Fleetwood Reports Preliminary Fourth Quarter and Fiscal Year
Sales
RIVERSIDE, Calif., May 3 Fleetwood Enterprises, Inc.
, the nation's largest manufacturer of recreational vehicles and a
leading producer and retailer of manufactured housing, today announced
preliminary sales for the fourth quarter and fiscal year ended April 29, 2001.
Significantly reduced sales of both recreational vehicles and manufactured
housing generated fiscal year revenues of $2.53 billion, a decline of
33 percent compared with last year's record $3.77 billion. Fourth quarter
revenues were down 40 percent from last year's level of $906 million to
$545 million for the current period.
Fiscal year recreational vehicle sales were $1.21 billion, a decline of
37 percent compared with last year's record $1.92 billion. Motor home
revenues dropped to $638 million from $1.20 billion in the prior year. Travel
trailer sales for the year declined to $452 million from last year's
$599 million, while folding trailer revenues declined from $129 million to
$117 million.
Housing revenues for fiscal year 2001 were $1.29 billion compared with
last year's $1.80 billion, a decrease of 28 percent. This year's revenues
include $737 million from manufacturing operations and $553 million from
retail stores. Sales for the comparable period last year were $1.21 billion
and $592 million, respectively. Gross manufacturing revenues, including
intercompany sales of $243 million, were approximately $979 million compared
with $1.52 billion for last year.
"As this year's sales results indicate, both of our industries experienced
a stunning reversal compared to fiscal year 2000," President and CEO Nelson W.

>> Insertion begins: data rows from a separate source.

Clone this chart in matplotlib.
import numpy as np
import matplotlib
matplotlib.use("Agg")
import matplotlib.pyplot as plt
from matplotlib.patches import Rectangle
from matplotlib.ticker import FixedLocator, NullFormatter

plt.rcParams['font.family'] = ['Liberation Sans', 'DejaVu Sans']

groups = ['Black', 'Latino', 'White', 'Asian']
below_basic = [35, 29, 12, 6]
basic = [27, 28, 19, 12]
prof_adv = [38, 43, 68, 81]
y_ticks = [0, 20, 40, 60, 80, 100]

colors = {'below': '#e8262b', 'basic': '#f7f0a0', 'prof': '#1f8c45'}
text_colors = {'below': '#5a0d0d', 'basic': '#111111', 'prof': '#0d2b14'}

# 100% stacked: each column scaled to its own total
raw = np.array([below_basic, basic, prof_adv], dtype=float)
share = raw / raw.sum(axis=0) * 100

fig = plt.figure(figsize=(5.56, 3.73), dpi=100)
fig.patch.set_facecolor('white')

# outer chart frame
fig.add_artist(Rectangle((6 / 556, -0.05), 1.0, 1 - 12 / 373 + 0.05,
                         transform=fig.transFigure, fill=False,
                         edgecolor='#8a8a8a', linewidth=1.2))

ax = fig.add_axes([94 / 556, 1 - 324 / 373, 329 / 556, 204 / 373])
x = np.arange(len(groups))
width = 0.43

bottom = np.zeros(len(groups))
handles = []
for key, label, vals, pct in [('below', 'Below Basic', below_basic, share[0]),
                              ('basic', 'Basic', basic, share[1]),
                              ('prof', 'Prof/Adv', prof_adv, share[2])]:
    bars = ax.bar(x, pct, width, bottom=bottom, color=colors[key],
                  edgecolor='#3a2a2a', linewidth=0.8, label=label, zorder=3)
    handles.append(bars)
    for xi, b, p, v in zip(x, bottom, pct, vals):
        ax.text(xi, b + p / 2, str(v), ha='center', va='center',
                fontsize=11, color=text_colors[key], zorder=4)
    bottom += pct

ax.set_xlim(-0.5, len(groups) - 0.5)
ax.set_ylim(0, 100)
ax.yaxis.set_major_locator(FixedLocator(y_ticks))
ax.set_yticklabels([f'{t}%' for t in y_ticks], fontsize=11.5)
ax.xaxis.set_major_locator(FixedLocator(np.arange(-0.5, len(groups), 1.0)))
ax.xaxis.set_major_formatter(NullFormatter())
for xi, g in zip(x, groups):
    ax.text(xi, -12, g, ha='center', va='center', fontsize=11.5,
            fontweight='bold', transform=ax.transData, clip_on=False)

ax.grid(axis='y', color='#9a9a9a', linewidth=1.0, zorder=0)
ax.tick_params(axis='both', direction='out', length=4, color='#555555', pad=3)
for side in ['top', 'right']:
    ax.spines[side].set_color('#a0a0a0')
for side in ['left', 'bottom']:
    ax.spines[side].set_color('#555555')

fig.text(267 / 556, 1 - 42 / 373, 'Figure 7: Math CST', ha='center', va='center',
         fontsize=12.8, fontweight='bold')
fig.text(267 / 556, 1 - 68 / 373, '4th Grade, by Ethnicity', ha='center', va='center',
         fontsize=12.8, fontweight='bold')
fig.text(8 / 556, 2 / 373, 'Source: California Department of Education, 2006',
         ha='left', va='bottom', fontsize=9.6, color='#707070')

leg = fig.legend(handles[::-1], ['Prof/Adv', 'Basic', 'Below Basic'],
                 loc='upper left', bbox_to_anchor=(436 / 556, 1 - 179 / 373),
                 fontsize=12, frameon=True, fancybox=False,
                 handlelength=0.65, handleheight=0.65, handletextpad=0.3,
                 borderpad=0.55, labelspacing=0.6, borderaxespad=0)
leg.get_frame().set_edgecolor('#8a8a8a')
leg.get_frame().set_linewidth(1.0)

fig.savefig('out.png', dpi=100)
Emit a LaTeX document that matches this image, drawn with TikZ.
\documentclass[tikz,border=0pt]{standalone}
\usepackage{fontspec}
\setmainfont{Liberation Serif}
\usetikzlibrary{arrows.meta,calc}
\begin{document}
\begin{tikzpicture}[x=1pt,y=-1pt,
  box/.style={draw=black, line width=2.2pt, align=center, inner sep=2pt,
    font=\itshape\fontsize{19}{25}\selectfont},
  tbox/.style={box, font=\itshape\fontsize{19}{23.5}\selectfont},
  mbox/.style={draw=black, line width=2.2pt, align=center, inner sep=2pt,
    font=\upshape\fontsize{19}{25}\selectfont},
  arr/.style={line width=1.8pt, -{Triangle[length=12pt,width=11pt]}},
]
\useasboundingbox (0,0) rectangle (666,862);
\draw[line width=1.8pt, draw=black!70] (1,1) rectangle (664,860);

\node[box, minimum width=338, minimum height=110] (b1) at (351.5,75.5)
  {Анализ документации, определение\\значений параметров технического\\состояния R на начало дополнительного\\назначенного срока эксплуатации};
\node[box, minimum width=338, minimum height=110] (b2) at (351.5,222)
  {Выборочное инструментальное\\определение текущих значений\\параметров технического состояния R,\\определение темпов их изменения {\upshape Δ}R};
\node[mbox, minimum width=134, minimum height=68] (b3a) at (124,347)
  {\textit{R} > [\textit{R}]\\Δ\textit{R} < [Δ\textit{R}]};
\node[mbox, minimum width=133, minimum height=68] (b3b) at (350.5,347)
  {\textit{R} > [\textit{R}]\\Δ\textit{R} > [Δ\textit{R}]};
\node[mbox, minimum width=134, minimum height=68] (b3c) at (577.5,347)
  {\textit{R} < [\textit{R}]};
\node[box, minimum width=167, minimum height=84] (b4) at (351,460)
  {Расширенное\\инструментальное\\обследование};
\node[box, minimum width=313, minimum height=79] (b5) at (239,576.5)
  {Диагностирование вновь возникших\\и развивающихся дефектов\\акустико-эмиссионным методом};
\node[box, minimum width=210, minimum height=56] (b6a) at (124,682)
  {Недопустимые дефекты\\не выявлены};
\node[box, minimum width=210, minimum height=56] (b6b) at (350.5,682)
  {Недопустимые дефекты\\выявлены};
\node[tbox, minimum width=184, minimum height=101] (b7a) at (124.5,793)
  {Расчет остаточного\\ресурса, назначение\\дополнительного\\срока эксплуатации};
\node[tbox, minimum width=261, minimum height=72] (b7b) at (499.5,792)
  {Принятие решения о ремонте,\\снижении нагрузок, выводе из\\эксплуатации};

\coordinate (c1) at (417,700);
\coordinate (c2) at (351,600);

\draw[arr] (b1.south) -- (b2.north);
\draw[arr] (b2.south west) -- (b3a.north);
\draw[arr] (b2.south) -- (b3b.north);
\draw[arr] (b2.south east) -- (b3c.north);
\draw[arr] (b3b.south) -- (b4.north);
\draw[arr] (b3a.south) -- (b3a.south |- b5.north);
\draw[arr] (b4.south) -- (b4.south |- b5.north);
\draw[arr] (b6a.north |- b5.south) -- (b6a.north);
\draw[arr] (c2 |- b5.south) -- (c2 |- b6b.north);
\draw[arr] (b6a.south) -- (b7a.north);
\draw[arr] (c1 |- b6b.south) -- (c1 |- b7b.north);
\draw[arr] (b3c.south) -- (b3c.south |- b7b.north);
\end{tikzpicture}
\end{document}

Potter said. "While manufactured housing has been in a slump for about two
years due to excessive inventories at the retail level, clearly this year's
results were exacerbated by competition from repossessed homes, along with
more stringent lending standards and relatively high interest rates.
Historically, RV sales have tended to be a leading economic indicator, and
sales started to fall off immediately after the stock market began to show
signs of weakness at the beginning of our fiscal year."
Segment sales for the fourth quarter showed year-over-year declines
steeper than those posted for the full year. Recreational vehicle sales for
the quarter declined 42 percent to $289 million compared with $500 million a
year ago. Each RV division posted lower fourth quarter revenues than it had
last year, when the Company's sales were just beginning to slow from a record
pace. Motor home sales fell to $155 million compared with $307 million one
year ago. In the towable RV categories, travel trailer sales declined from
$160 million in last year's fourth quarter to $106 million this year. Folding
trailers were down from $33 million to about $29 million.
Manufactured housing revenues slipped 37 percent to approximately
$247 million during the fourth quarter compared with $394 million a year ago.
Housing revenues include net manufacturing sales of $153 million to
independent retailers and retail sales of $94 million from Company-owned sales
centers. This compares with $267 million and $127 million, respectively, last
year. Current quarter gross manufacturing revenues declined 44 percent from
$332 million in the fourth quarter of 2000 to $187 million this year,
including intercompany sales of $34 million to Company-owned retail stores.
"Although, as previously announced, the Company expects to incur a loss in
the fourth quarter, there are reasons for optimism for fiscal year 2002,"
Potter continued. "Our recreational vehicle segment is making progress in
product design, and we're confident that our new models will generate consumer
excitement as they are introduced. The housing segment now has what we
believe to be appropriate production capacity for current market demand, and
we are poised to supply homes of optimum value to our customers through very
convenient channels, several of which are new. Demographics and other
positive trends seem to indicate that longer-term prospects for both
businesses are good."
All sales figures have been adjusted to incorporate recent pronouncements
from the Emerging Issues Task Force regarding Accounting for Shipping and
Handling Fees and Costs (EITF 00-10) and Accounting for Certain Sales
Incentives (EITF 00-14). In following the pronouncements, Fleetwood has
included amounts billed for delivery in revenue, thus increasing sales, and
will include the related shipping and handling costs in cost of sales. In
addition, sales incentives that were previously accounted for as selling
expense are now being treated as a reduction to revenue. The adoption of this
EITF only affects the classification of certain revenues and costs, and does
not affect the Company's net income (loss). The net effect has been an
overall increase in reported sales figures of about 1 percent in the current
year and 2 percent in the prior year.